Thursday, 9 March 2017

Belton church

The village of Belton, near Grantham in Lincolnshire, is best known for its proximity to the stately home, Belton House, a grand property in the care of the National Trust. Today's photograph was taken from the Italianate Garden of that house and it shows the church just outside its boundary wall. Like many churches adjacent to stately homes it is in good repair, appears well cared for, and is absolutely filled to bursting with tombs, monuments, statuary and plaques proclaiming the worthiness of the deceased family members of the grand house. Of which, more later.

photo © T. Boughen     Camera: Olympus OMD E-M10

Tuesday, 7 March 2017

Semi-submerged branch

A recent storm, by name of Doris, brought down many trees and branches across the English Midlands. The semi-submerged branch in the photograph above is not one of them. This branch must have been the victim of an earlier blow, at least a couple of years ago, because that's when I first saw it and tried to get a photograph of it. I like the way the six branches of what must be a trunk or bigger limb project above the water, apparently seeking the air and throwing reflections across the rippled surface of the lake.

photo © T. Boughen     Camera: Sony DSC-RX100

Sunday, 5 March 2017

Daffodil stigma

Some work in one of the garden borders required the removal of a group of daffodils. So, the budding flowers were cut in the hope that they would bloom in a vase indoors. And they did. The morning sun through the kitchen window gave me the opportunity of a macro shot of the stigma of the flower, enveloped in its yellow trumpet. The word "stigma" derives from a branding mark on skin and comes from the word "stick", which must I imagine, account for its application to this part of a flower.

photo © T. Boughen     Camera: Olympus OMD E-M10

Friday, 3 March 2017

The Malvern Hills

The Malverns are a low, saw-tooth, range of hills that straddle the borders of Worcestershire, Herefordshire and Gloucestershire. They form the centrepiece of a designated Area of Outstanding Natural Beauty. I've walked them a few times with my family, and because the photographic opportunity coincides with family duties I haven't been able to choose the time of day and weather.
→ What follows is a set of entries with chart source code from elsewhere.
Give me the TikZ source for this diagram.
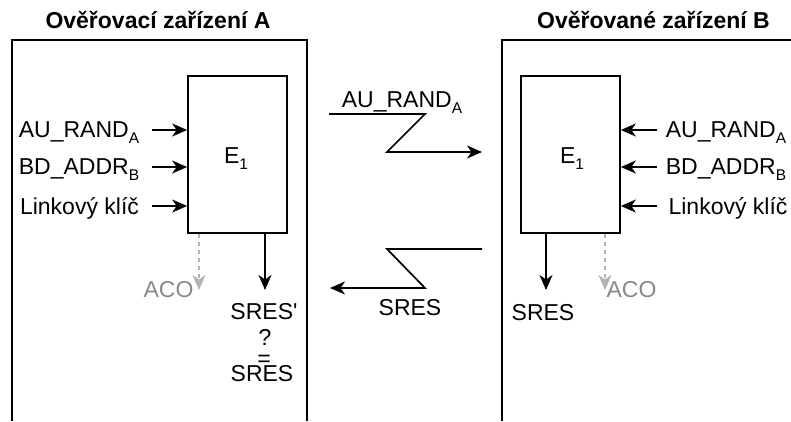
\documentclass[tikz,border=0pt]{standalone}
\usepackage{fontspec}
\setmainfont{Liberation Sans}
\usetikzlibrary{arrows.meta}
\definecolor{acoline}{HTML}{B3B3B3}
\definecolor{acotext}{HTML}{888888}
% lowered index in the body font
\newcommand\lowidx[1]{\raisebox{-6pt}{\fontsize{15.5}{15.5}\selectfont #1}}
\begin{document}
\begin{tikzpicture}[x=1pt,y=-1pt,
  txt/.style={font=\fontsize{23}{27}\selectfont, inner sep=0pt, anchor=base},
  ttl/.style={font=\fontsize{23}{27}\selectfont\bfseries, inner sep=0pt, anchor=base},
  acolbl/.style={txt, text=acotext},
  frame/.style={line width=1.8pt},
  unit/.style={draw, line width=1.7pt, minimum width=99pt, minimum height=157pt, inner sep=0pt},
  wire/.style={line width=1.7pt, -{Stealth[length=15pt,width=13pt,inset=4.5pt]}},
  aux/.style={line width=1.7pt, draw=acoline, dash pattern=on 4pt off 4pt,
    -{Stealth[length=15pt,width=13pt,inset=4.5pt,color=acoline]}}]
\useasboundingbox (0,0) rectangle (791,421);

% device frames, open at the bottom
\draw[frame] (12,421) -- (12,40) -- (307,40) -- (307,421);
\draw[frame] (791,40) -- (502,40) -- (502,421);
\node[ttl] (ttlA) at (158,28) {Ověřovací zařízení A};
\node[ttl] (ttlB) at (653.5,28) {Ověřované zařízení B};

% E1 blocks
\node[unit] (ea) at (237.5,154.5) {};
\node[unit] (eb) at (570.5,154.5) {};
\node[txt] (ealbl) at (236,163) {E\lowidx{1}};
\node[txt] (eblbl) at (572,163) {E\lowidx{1}};

% inputs of device A
\node[txt] (la1) at (79,137) {AU\_RAND\lowidx{A}};
\node[txt] (la2) at (79,174) {BD\_ADDR\lowidx{B}};
\node[txt] (la3) at (79.5,214) {Linkový klíč};
\coordinate (ta1) at (152,130);
\coordinate (ta2) at (152,167);
\coordinate (ta3) at (152,206);
\draw[wire] (ta1) -- (ta1 -| ea.west);
\draw[wire] (ta2) -- (ta2 -| ea.west);
\draw[wire] (ta3) -- (ta3 -| ea.west);

% inputs of device B
\node[txt] (lb1) at (726,137) {AU\_RAND\lowidx{A}};
\node[txt] (lb2) at (726,174) {BD\_ADDR\lowidx{B}};
\node[txt] (lb3) at (728,214) {Linkový klíč};
\coordinate (tb1) at (657,130);
\coordinate (tb2) at (657,167);
\coordinate (tb3) at (657,206);
\draw[wire] (tb1) -- (tb1 -| eb.east);
\draw[wire] (tb2) -- (tb2 -| eb.east);
\draw[wire] (tb3) -- (tb3 -| eb.east);

% outputs of device A
\coordinate (acoA) at (199,290);
\coordinate (resA) at (265,290);
\draw[aux] (ea.south -| acoA) -- (acoA);
\draw[wire] (ea.south -| resA) -- (resA);
\node[acolbl] (acoAlbl) at (168.5,297) {ACO};
\node[txt] (r1) at (264,319) {SRES\textquotesingle};
\node[txt] (r2) at (265,345) {?};
\node[txt] (r3) at (264,366) {=};
\node[txt] (r4) at (262,381) {SRES};

% outputs of device B
\coordinate (resB) at (546,290);
\coordinate (acoB) at (605,290);
\draw[wire] (eb.south -| resB) -- (resB);
\draw[aux] (eb.south -| acoB) -- (acoB);
\node[txt] (sresB) at (543,320) {SRES};
\node[acolbl] (acoBlbl) at (631.5,297) {ACO};

% radio link A -> B
\coordinate (zA0) at (329,114);
\coordinate (zA1) at (482,152);
\draw[wire] (zA0) -- (425,114) -- (387,152) -- (zA1);
\node[txt] (zAlbl) at (402,107) {AU\_RAND\lowidx{A}};

% radio link B -> A
\coordinate (zB0) at (482,249);
\coordinate (zB1) at (330,288);
\draw[wire] (zB0) -- (387,249) -- (425,288) -- (zB1);
\node[txt] (zBlbl) at (410,315) {SRES};
\end{tikzpicture}
\end{document}
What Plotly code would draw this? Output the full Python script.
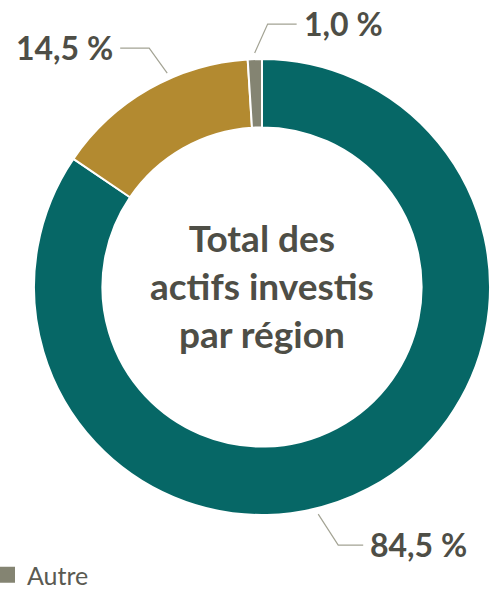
import math
import plotly.graph_objects as go

W, H = 490, 589

# ---- data ----
regions = ["Canada", "États-Unis", "Autre"]
shares = [84.5, 14.5, 1.0]
share_labels = ["84,5 %", "14,5 %", "1,0 %"]
center_title = ["Total des", "actifs investis", "par région"]
legend_items = ["Autre"]

# ---- style ----
colors = ["#066766", "#b38a30", "#848472"]
text_color = "#4e4e46"
line_color = "#a3a394"
FONT = "Lato, 'Source Sans Pro', sans-serif"

CX, CY, R = 262, 287, 228          # donut centre / radius in page px
HOLE = 0.70

angle_shift = [14.0, 5.8, 0.0]      # connector angle offsets (deg)
elbow = [(20, 31), (-18, -25), (13, -29)]
arm = [25, -29, 29]
gap = 5


def px(x):
    return x / W


def py(y):
    return 1 - y / H


fig = go.Figure()
fig.add_trace(go.Pie(
    labels=regions, values=shares, sort=False, direction="clockwise",
    rotation=0, hole=HOLE, textinfo="none",
    marker=dict(colors=colors, line=dict(color="white", width=2)),
    domain=dict(x=[px(CX - R), px(CX + R)], y=[py(CY + R), py(CY - R)]),
    showlegend=False, hoverinfo="label+percent",
))

# legend entry (only "Autre" visible)
for name in legend_items:
    fig.add_trace(go.Scatter(
        x=[None], y=[None], mode="markers", name=name,
        marker=dict(symbol="square", size=16, color=colors[regions.index(name)]),
        showlegend=True,
    ))

shapes = []
annotations = []
total = sum(shares)
cum = 0.0
for i, v in enumerate(shares):
    mid = (cum + v / 2) / total * 360 + angle_shift[i]
    cum += v
    a = math.radians(mid)
    x0 = CX + (R + 6) * math.sin(a)
    y0 = CY - (R + 6) * math.cos(a)
    x1 = x0 + elbow[i][0]
    y1 = y0 + elbow[i][1]
    x2 = x1 + arm[i]
    shapes.append(dict(
        type="path", xref="paper", yref="paper",
        path=f"M {px(x0)},{py(y0)} L {px(x1)},{py(y1)} L {px(x2)},{py(y1)}",
        line=dict(color=line_color, width=1.2),
    ))
    right = arm[i] > 0
    annotations.append(dict(
        xref="paper", yref="paper",
        x=px(x2 + (gap if right else -gap)), y=py(y1 - 1),
        xanchor="left" if right else "right", yanchor="middle",
        text=share_labels[i], showarrow=False,
        font=dict(family=FONT, size=32, color=text_color, weight="bold"),
    ))

annotations.append(dict(
    xref="paper", yref="paper", x=px(CX), y=py(CY - 2),
    xanchor="center", yanchor="middle",
    text="<br>".join(center_title), showarrow=False,
    font=dict(family=FONT, size=37, color=text_color, weight="bold"),
))

fig.update_layout(
    width=W, height=H,
    margin=dict(l=0, r=0, t=0, b=0, autoexpand=False),
    paper_bgcolor="white", plot_bgcolor="white",
    xaxis=dict(visible=False), yaxis=dict(visible=False),
    shapes=shapes, annotations=annotations,
    showlegend=True,
    legend=dict(x=px(-13), y=py(575), xanchor="left", yanchor="middle",
                orientation="h", bgcolor="rgba(0,0,0,0)",
                font=dict(family=FONT, size=25, color="#5a5a52")),
)

fig.write_html(
    "out.html",
    config={"displayModeBar": False},
    post_script="document.body.style.margin='0';document.body.style.overflow='hidden';",
)
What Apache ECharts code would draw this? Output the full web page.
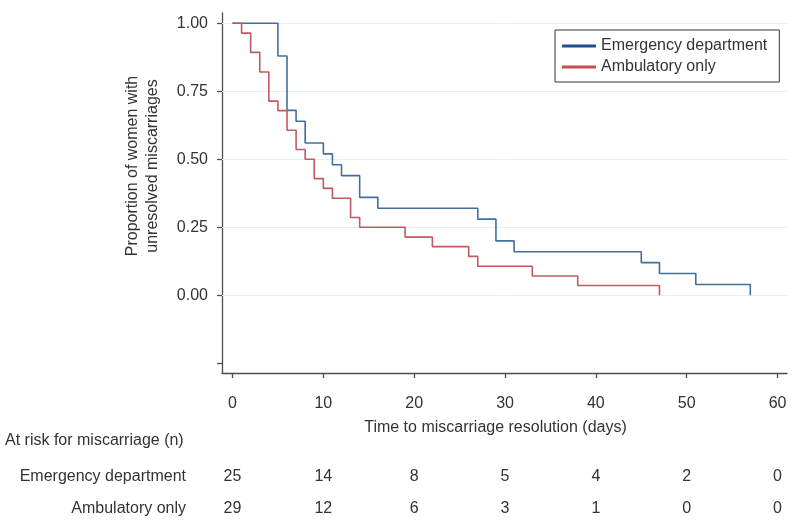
<!DOCTYPE html>
<html>
<head>
<meta charset="utf-8">
<script src="https://cdn.jsdelivr.net/npm/echarts@6/dist/echarts.min.js"></script>
<style>
html,body{margin:0;padding:0;background:#fff;}
#chart{width:800px;height:525px;}
</style>
</head>
<body>
<div id="chart"></div>
<script>
// Kaplan-Meier step data (time in days, proportion unresolved)
var edTimes  = [0, 5, 6, 7, 8, 10, 11, 12, 14, 16, 27, 29, 31, 45, 47, 51, 57];
var edSurv   = [1.00, 0.88, 0.68, 0.64, 0.56, 0.52, 0.48, 0.44, 0.36, 0.32, 0.28, 0.20, 0.16, 0.12, 0.08, 0.04, 0.00];
var ambTimes = [0, 1, 2, 3, 4, 5, 6, 7, 8, 9, 10, 11, 13, 14, 19, 22, 26, 27, 33, 38, 47];
var ambSurv  = [1.00, 0.964, 0.893, 0.821, 0.714, 0.679, 0.607, 0.536, 0.500, 0.429, 0.393, 0.357, 0.286, 0.250, 0.214, 0.179, 0.143, 0.107, 0.071, 0.036, 0.00];

// At-risk table
var riskTimes = [0, 10, 20, 30, 40, 50, 60];
var edRisk    = [25, 14, 8, 5, 4, 2, 0];
var ambRisk   = [29, 12, 6, 3, 1, 0, 0];

// Axis ticks
var xTicks      = [0, 10, 20, 30, 40, 50, 60];
var yTicks      = [-0.25, 0, 0.25, 0.5, 0.75, 1];
var yLabelTicks = [0, 0.25, 0.5, 0.75, 1];
var gridValues  = [0, 0.25, 0.5, 0.75, 1];

var groupNames = ['Emergency department', 'Ambulatory only'];
var lineColors = ['#41709e', '#c05a60'];
var keyColors  = ['#1f4e8c', '#cc4c4c'];

function pairs(xs, ys) { return xs.map(function (x, i) { return [x, ys[i]]; }); }
function riskData(name, vals) { return riskTimes.map(function (t, i) { return [t, name, vals[i]]; }); }

var FONT = 'Liberation Sans, Arial, sans-serif';
var TXT = '#333333';
var AX = '#4d4d4d';
var FS = 16;

var chart = echarts.init(document.getElementById('chart'), null, {renderer: 'canvas'});
chart.setOption({
  backgroundColor: '#ffffff',
  animation: false,
  textStyle: {fontFamily: FONT},
  grid: [
    {left: 222, right: 13, top: 13, bottom: 152, containLabel: false},
    {left: 222, right: 13, top: 461, height: 64, containLabel: false}
  ],
  legend: {
    orient: 'vertical',
    left: 555, top: 30,
    padding: [8, 12, 7, 7],
    itemWidth: 34, itemHeight: 3, itemGap: 5,
    borderColor: '#333', borderWidth: 1,
    textStyle: {fontSize: FS, lineHeight: 16, color: TXT, fontFamily: FONT},
    data: [
      {name: groupNames[0], icon: 'rect', itemStyle: {color: keyColors[0]}},
      {name: groupNames[1], icon: 'rect', itemStyle: {color: keyColors[1]}}
    ],
    itemStyle: {borderWidth: 0}
  },
  xAxis: [
    {
      type: 'value', gridIndex: 0, min: -1.156, max: 61.04,
      name: 'Time to miscarriage resolution (days)', nameLocation: 'middle', nameGap: 47,
      nameTextStyle: {fontSize: FS, color: TXT, fontFamily: FONT, padding: [0, 18, 0, 0]},
      axisLine: {show: true, onZero: false, lineStyle: {color: AX, width: 1.3}},
      axisTick: {show: true, length: 5, lineStyle: {color: AX, width: 1.3}, customValues: xTicks},
      axisLabel: {show: true, fontSize: FS, color: TXT, margin: 23, customValues: xTicks, formatter: function (v) { return String(v); }},
      splitLine: {show: false}
    },
    {
      type: 'value', gridIndex: 1, min: -1.156, max: 61.04, show: false
    }
  ],
  yAxis: [
    {
      type: 'value', gridIndex: 0, min: -0.2856, max: 1.0379,
      axisLine: {show: true, onZero: false, lineStyle: {color: AX, width: 1.3}},
      axisTick: {show: true, length: 5, lineStyle: {color: AX, width: 1.3}, customValues: yTicks},
      axisLabel: {show: true, fontSize: FS, color: TXT, margin: 14, customValues: yLabelTicks, formatter: function (v) { return v.toFixed(2); }},
      splitLine: {show: false}
    },
    {
      type: 'category', gridIndex: 1, data: [groupNames[1], groupNames[0]],
      axisLine: {show: false}, axisTick: {show: false}, splitLine: {show: false},
      axisLabel: {fontSize: FS, color: TXT, margin: 36}
    }
  ],
  graphic: [
    {
      type: 'text', x: 143, y: 166, rotation: Math.PI / 2,
      style: {text: 'Proportion of women with\nunresolved miscarriages', fontSize: FS, lineHeight: 20,
              fill: TXT, fontFamily: FONT, align: 'center', verticalAlign: 'middle'}
    },
    {
      type: 'text', x: 5, y: 441,
      style: {text: 'At risk for miscarriage (n)', fontSize: FS, fill: TXT, fontFamily: FONT,
              align: 'left', verticalAlign: 'middle'}
    }
  ],
  series: [
    {
      name: groupNames[0], type: 'line', step: 'end', xAxisIndex: 0, yAxisIndex: 0,
      symbol: 'none', data: pairs(edTimes, edSurv), z: 3,
      lineStyle: {color: lineColors[0], width: 1.6}, itemStyle: {color: keyColors[0]},
      markLine: {
        silent: true, symbol: ['none', 'none'], label: {show: false}, z: 1,
        lineStyle: {color: '#e3eef6', width: 1, type: 'solid'},
        emphasis: {disabled: true},
        data: gridValues.map(function (v) { return {yAxis: v}; })
      }
    },
    {
      name: groupNames[1], type: 'line', step: 'end', xAxisIndex: 0, yAxisIndex: 0,
      symbol: 'none', data: pairs(ambTimes, ambSurv), z: 4,
      lineStyle: {color: lineColors[1], width: 1.6}, itemStyle: {color: keyColors[1]}
    },
    {
      type: 'scatter', xAxisIndex: 1, yAxisIndex: 1, symbolSize: 0, silent: true,
      itemStyle: {color: TXT, opacity: 1},
      data: riskData(groupNames[0], edRisk).concat(riskData(groupNames[1], ambRisk)),
      label: {show: true, position: 'inside', fontSize: FS, color: TXT, fontFamily: FONT, opacity: 1,
              textBorderWidth: 0, textBorderColor: 'transparent',
              formatter: function (p) { return String(p.value[2]); }}
    }
  ]
});
</script>
</body>
</html>
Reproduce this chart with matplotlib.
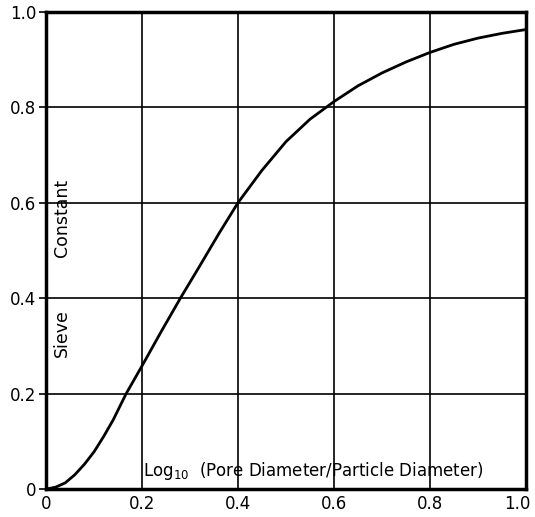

That's not necessarily a bad thing because a photograph of such a location in "ordinary" weather often tells a greater truth than does one with perfect lighting, even if the camera I'm carrying is with birds in mind rather than landscapes.

photo © T. Boughen     Camera: Nikon P900

Wednesday, 1 March 2017

I do photograph birds

I've had a life-long fascination with birds but I've always pursued the interest as one of many rather than single-mindedly as some do. And though I've taken the odd shot,  I've never really photographed them - the large, expensive lenses that are required and the determination necessary to get the shots just didn't appeal to me. But, the advent of mega-zoom bridge cameras offers the opportunity for less cost and I'm giving it a try, so now birds will occasionally feature. Though the image quality isn't as good as with more expensive lenses and bodies it's better than I imagined, and for many purposes, good enough.